Assorted content to end your week.

- Joseph Stiglitz discusses the apparent destructive belief among Davos' elites that irrational exuberance and top-heavy economic gains are remotely sustainable:
The world is plagued by almost intractable problems. Inequality is surging, especially in the advanced economies. The digital revolution, despite its potential, also carries serious risks for privacy, security, jobs, and democracy – challenges that are compounded by the rising monopoly power of a few American and Chinese data giants, including Facebook and Google. Climate change amounts to an existential threat to the entire global economy as we know it.

Perhaps more disheartening than such problems, however, are the responses. To be sure, here at Davos, CEOs from around the world begin most of their speeches by affirming the importance of values. Their activities, they proclaim, are aimed not just at maximizing profits for shareholders, but also at creating a better future for their workers, the communities in which they work, and the world more generally. They may even pay lip service to the risks posed by climate change and inequality.

But, by the end of their speeches this year, any remaining illusion about the values motivating Davos CEOs was shattered. The risk that these CEOs seemed most concerned about is the populist backlash against the kind of globalization that they have shaped – and from which they have benefited immensely.
...
For the CEOs of Davos, it seems that tax cuts for the rich and their corporations, along with deregulation, is the answer to every country’s problems. Trickle-down economics, they claim, will ensure that, ultimately, the entire population benefits economically. And the CEOs’ good hearts are apparently all that is needed to ensure that the environment is protected, even without relevant regulations.

Yet the lessons of history are clear. Trickle-down economics doesn’t work. And one of the key reasons why our environment is in such a precarious condition is that corporations have not, on their own, lived up to their social responsibilities. Without effective regulations and a real price to pay for polluting, there is no reason whatsoever to believe that they will behave differently than they have.
- And Arwa Mahdawi comments on the "class-passing" needed for anybody to try to break through increasingly rigid class barriers.

- Polly Toynbee writes about the link between privatization, pollution and poor health in the UK. And Julia Conley discusses how Donald Trump's latest giveaway to polluters will put water quality at risk for Americans.

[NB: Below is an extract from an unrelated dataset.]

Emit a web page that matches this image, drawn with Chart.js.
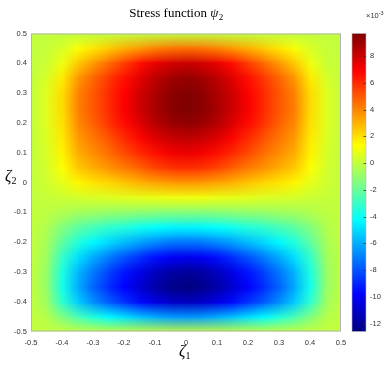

- Finally, Hayley Peterson reports on Whole Foods' use of stringent "scorecards" to control and punish employees, while Ellen Tannam reports on Amazon's plans to take constant monitoring to new extremes with bracelets to track warehouse employees' whereabouts at all times. And Sara Mojtehedzadeh points out how Ontario is continuing to allow employers to use temporary workers as a means of avoiding responsibility for health and safety.